Can an investment banker really run Standard Chartered?

A good fit?

What type of skills does Bill Winters need to succeed at Standard Chartered? His ability as a manager rather than his technical banking expertise will be key, columnist and former banker Peter Guy wrote in the South China Morning Post yesterday.

“Realising the importance of human interaction and relationships – both within the bank and with clients – is needed to bring a bank brand alive in Asia. No amount of mobile technology and slick marketing can substitute for the personal banking experience,” says Guy in the SCMP. “It is accomplished by retaining and training long-term staff. This may seem outdated, but today’s objective of cross-selling private banking products and services demands even better relationship management skills.”

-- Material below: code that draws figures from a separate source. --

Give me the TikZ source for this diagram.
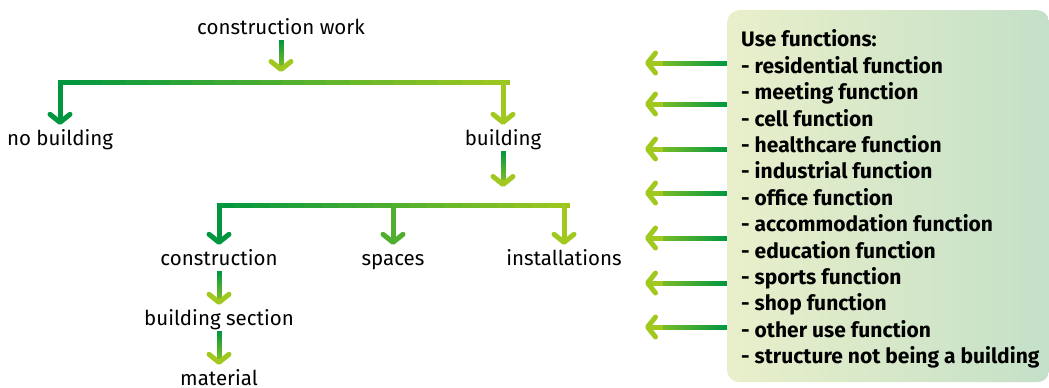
\documentclass[tikz,border=0pt]{standalone}
\usepackage{fontspec}
\setmainfont{Fira Sans}
\usetikzlibrary{arrows.meta, positioning, calc}

\definecolor{dgreen}{RGB}{0,150,64}
\definecolor{lgreen}{RGB}{160,200,30}
\definecolor{boxleft}{RGB}{233,239,202}
\definecolor{boxright}{RGB}{196,224,200}

% stroke that runs from one colour into another, drawn in short pieces
\newcommand{\fadeline}[4]{%
  \foreach \k in {0,...,19}{%
    \pgfmathtruncatemacro{\mix}{(\k+0.5)*5}%
    \draw[line width=5pt, #4!\mix!#3] ($(#1)!\k/20!(#2)$) -- ($(#1)!{(\k+1.2)/20}!(#2)$);
  }}
% the same, ending in an open arrow head
\newcommand{\fadearrow}[4]{%
  \path ($(#1)!0.8!(#2)$) coordinate (fadeend);
  \fadeline{#1}{fadeend}{#3}{#4!80!#3}
  \draw[drop, #4] ($(#1)!0.75!(#2)$) -- (#2);
}

\begin{document}
\begin{tikzpicture}[
  x=1pt, y=-1pt,
  lbl/.style = {font=\fontsize{20.5}{24}\selectfont, inner sep=2pt,
    text height=15pt, text depth=4pt, anchor=base},
  drop/.style = {line width=5pt, shorten >=3pt, -{Straight Barb[length=8pt, width=20pt, round]}},
  funcbox/.style = {rounded corners=12pt, left color=boxleft, right color=boxright,
    anchor=north west, minimum width=322pt, minimum height=372pt},
  funclist/.style = {anchor=west, align=left, inner sep=0pt,
    font=\bfseries\fontsize{21}{26.4}\selectfont},
  node distance=60pt, on grid
]
  \useasboundingbox (0,0) rectangle (1049,388);

  % Tree of terms
  \node[lbl] (work) at (281,34) {construction work};
  \node[lbl] (nobuild) at (60,145) {no building};
  \node[lbl] (build) at (503,145) {building};
  \node[lbl] (cons) at (219,265) {construction};
  \node[lbl] (spaces) at (393,265) {spaces};
  \node[lbl] (inst) at (564,265) {installations};
  \node[lbl, below=of cons] (section) {building section};
  \node[lbl, text depth=0pt, below=58pt of section] (material) {material};

  % Use functions
  \node[funcbox] (funcs) at (727,10) {};
  \node[funclist] (list) at ([xshift=14pt, yshift=-3pt]funcs.west) {Use functions:\\
    - residential function\\
    - meeting function\\
    - cell function\\
    - healthcare function\\
    - industrial function\\
    - office function\\
    - accommodation function\\
    - education function\\
    - sports function\\
    - shop function\\
    - other use function\\
    - structure not being a building};

  % First split: construction work
  \coordinate (s1) at (0,82);
  \coordinate[yshift=7pt] (t1) at (work.south |- s1);
  \fadearrow{work.south}{t1}{dgreen}{lgreen}
  \coordinate[xshift=-2.5pt] (s1l) at (nobuild.north |- s1);
  \coordinate[xshift=2.5pt] (s1r) at (build.north |- s1);
  \fadeline{s1l}{s1r}{dgreen}{lgreen}
  \draw[drop, dgreen] (nobuild.north |- s1) -- (nobuild.north);
  \draw[drop, lgreen] (build.north |- s1) -- (build.north);

  % Second split: building
  \coordinate (s2) at (0,205);
  \coordinate[yshift=15pt] (t2) at (build.south |- s2);
  \fadearrow{build.south}{t2}{dgreen}{lgreen}
  \coordinate[xshift=-2.5pt] (s2l) at (cons.north |- s2);
  \coordinate[xshift=2.5pt] (s2r) at (inst.north |- s2);
  \fadeline{s2l}{s2r}{dgreen}{lgreen}
  \draw[drop, dgreen] (cons.north |- s2) -- (cons.north);
  \draw[drop, lgreen!50!dgreen] (spaces.north |- s2) -- (spaces.north);
  \draw[drop, lgreen] (inst.north |- s2) -- (inst.north);

  % Chain below construction
  \fadearrow{cons.south}{section.north}{dgreen}{lgreen}
  \fadearrow{section.south}{material.north}{dgreen}{lgreen}

  % Arrows out of the function list
  \foreach \y [count=\i] in {63,104,149,193,238,283,327}{
    \coordinate (u\i) at (642,\y);
    \fadearrow{funcs.west |- u\i}{u\i}{dgreen}{lgreen}
  }
\end{tikzpicture}
\end{document}
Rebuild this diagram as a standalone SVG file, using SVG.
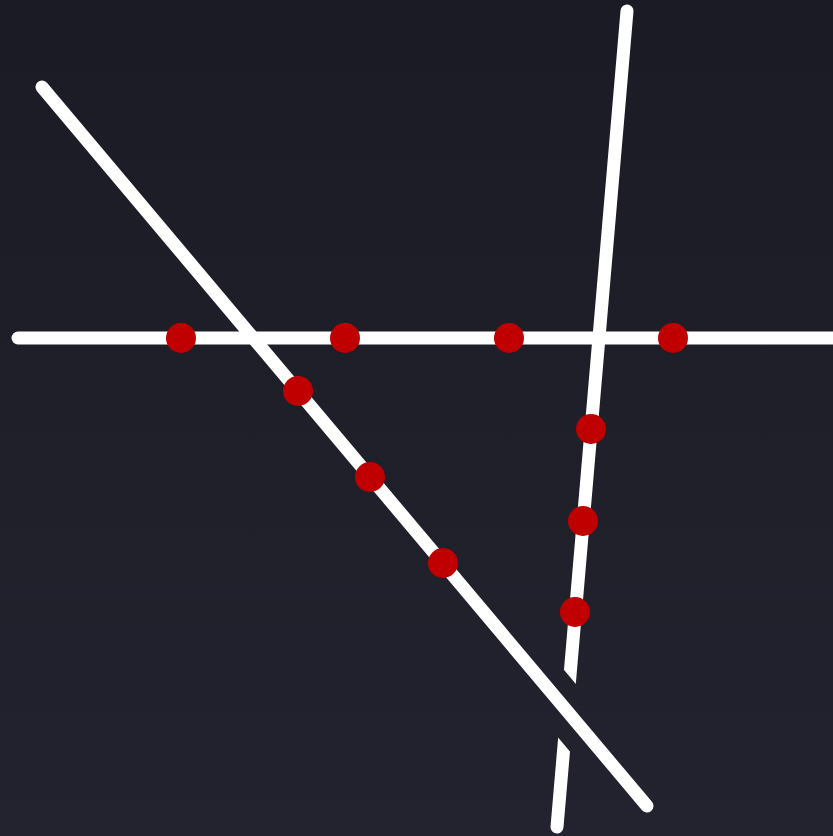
<svg xmlns="http://www.w3.org/2000/svg" width="833" height="836" viewBox="0 0 833 836">
<defs>
<linearGradient id="bg" gradientUnits="userSpaceOnUse" x1="0" y1="0" x2="0" y2="836">
<stop offset="0" stop-color="#1b1b25"/>
<stop offset="1" stop-color="#23232f"/>
</linearGradient>
<style>
.ln{stroke:#ffffff;stroke-width:13;stroke-linecap:round;fill:none}
.halo{stroke:url(#bg);stroke-width:48;stroke-linecap:butt;fill:none}
.dot{fill:#c00000}
</style>
</defs>
<rect width="833" height="836" fill="url(#bg)"/>
<g id="connectors">
<line id="line-horizontal" class="ln" x1="18" y1="338" x2="845" y2="338"/>
<line id="line-steep" class="ln" x1="627" y1="11" x2="557" y2="827"/>
<line id="bridge-halo" class="halo" x1="535" y1="672.8" x2="600" y2="750"/>
<line id="line-diagonal" class="ln" x1="42" y1="87" x2="647" y2="806"/>
</g>
<g id="node-h1"><circle class="dot" cx="181" cy="338" r="15"/></g>
<g id="node-h2"><circle class="dot" cx="345" cy="338" r="15"/></g>
<g id="node-h3"><circle class="dot" cx="509" cy="338" r="15"/></g>
<g id="node-h4"><circle class="dot" cx="673" cy="338" r="15"/></g>
<g id="node-d1"><circle class="dot" cx="298" cy="391" r="15"/></g>
<g id="node-d2"><circle class="dot" cx="370" cy="477" r="15"/></g>
<g id="node-d3"><circle class="dot" cx="443" cy="563" r="15"/></g>
<g id="node-v1"><circle class="dot" cx="591" cy="429" r="15"/></g>
<g id="node-v2"><circle class="dot" cx="583" cy="521" r="15"/></g>
<g id="node-v3"><circle class="dot" cx="575" cy="612" r="15"/></g>
</svg>
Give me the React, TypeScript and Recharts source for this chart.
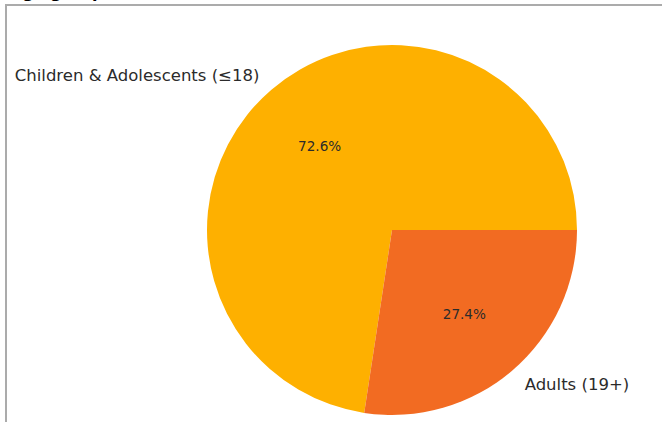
import React from "react";
import { PieChart, Pie, Cell } from "recharts";

// age groups and their share of patients (%)
const groups = ["Children & Adolescents (≤18)", "Adults (19+)"];
const shares = [72.6, 27.4];
const colors = ["#FEB000", "#F26B22"];

const data = groups.map((name, i) => ({ name, value: shares[i] }));

const RADIAN = Math.PI / 180;

const renderLabels = (props: any) => {
  const { cx, cy, midAngle, outerRadius, percent, name } = props;
  const cos = Math.cos(-midAngle * RADIAN);
  const sin = Math.sin(-midAngle * RADIAN);
  const inner = outerRadius * 0.6;
  const outer = outerRadius * 1.1;
  return (
    <g>
      <text
        x={cx + inner * cos}
        y={cy + inner * sin}
        textAnchor="middle"
        dominantBaseline="central"
        fill="#2b2b2b"
        fontSize={13.6}
        fontFamily="DejaVu Sans"
      >
        {(percent * 100).toFixed(1)}%
      </text>
      <text
        x={cx + outer * cos}
        y={cy + outer * sin}
        textAnchor={cos >= 0 ? "start" : "end"}
        dominantBaseline="central"
        fill="#2b2b2b"
        fontSize={16.5}
        fontFamily="DejaVu Sans"
      >
        {name}
      </text>
    </g>
  );
};

export default function App() {
  return (
    <div
      style={{
        position: "fixed",
        left: 0,
        top: 0,
        width: 662,
        height: 422,
        overflow: "hidden",
        background: "#fff",
      }}
    >
      <div style={{ position: "absolute", left: 0, top: 0 }}>
        <PieChart
          width={662}
          height={422}
          margin={{ top: 0, right: 0, bottom: 0, left: 0 }}
        >
          <Pie
            data={data}
            dataKey="value"
            nameKey="name"
            cx={392}
            cy={230}
            outerRadius={185}
            startAngle={0}
            endAngle={360}
            stroke="none"
            labelLine={false}
            label={renderLabels}
            isAnimationActive={false}
          >
            {data.map((entry, i) => (
              <Cell key={entry.name} fill={colors[i]} />
            ))}
          </Pie>
        </PieChart>
      </div>
      {/* heading sits just above the frame, mostly clipped */}
      <div
        style={{
          position: "absolute",
          left: 10,
          top: -15,
          fontFamily: "DejaVu Sans",
          fontWeight: "bold",
          fontSize: 16,
          lineHeight: "16px",
          color: "#000",
          whiteSpace: "nowrap",
        }}
      >
        Age group
      </div>
      <div
        style={{
          position: "absolute",
          left: 5,
          top: 4,
          width: 700,
          height: 500,
          borderTop: "2px solid #ababab",
          borderLeft: "2px solid #ababab",
          pointerEvents: "none",
        }}
      />
    </div>
  );
}
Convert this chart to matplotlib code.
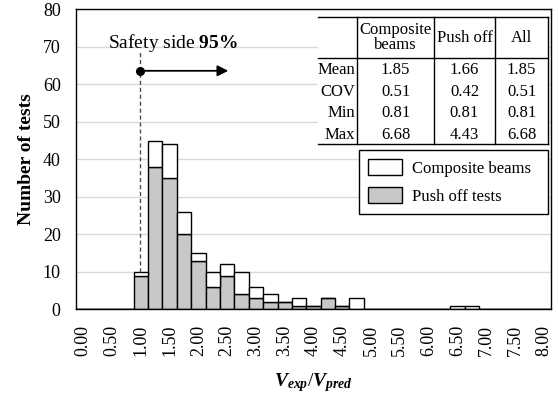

Guy also raises questions about whether Winters is the right culture fit for Stan Chart. “Once Winters quickly understands the cultural DNA that he has inherited at Standard Chartered, he will see if his experience and skill sets as a derivatives trader, hedge fund manager, regulator and former number-two at J.P. Morgan are relevant for an organisation that remains at its heart a commercial and retail bank.”

He adds: “Investment bankers and hedge fund managers typically work in small teams expecting and generating instant action and short-term results. Commercial and retail bankers operate in larger groups and require leaders close to the frontlines of service, even knowing some customers. This will be difficult to do when Standard Chartered’s most profitable businesses are located outside London while it is headquartered in London.”

Winters’ background won’t necessarily count against him, however. James Gorman, the chairman and chief executive of Morgan Stanley, was a former McKinsey partner, proving that “even a non-banker can transform a financial institution”, Guy points out.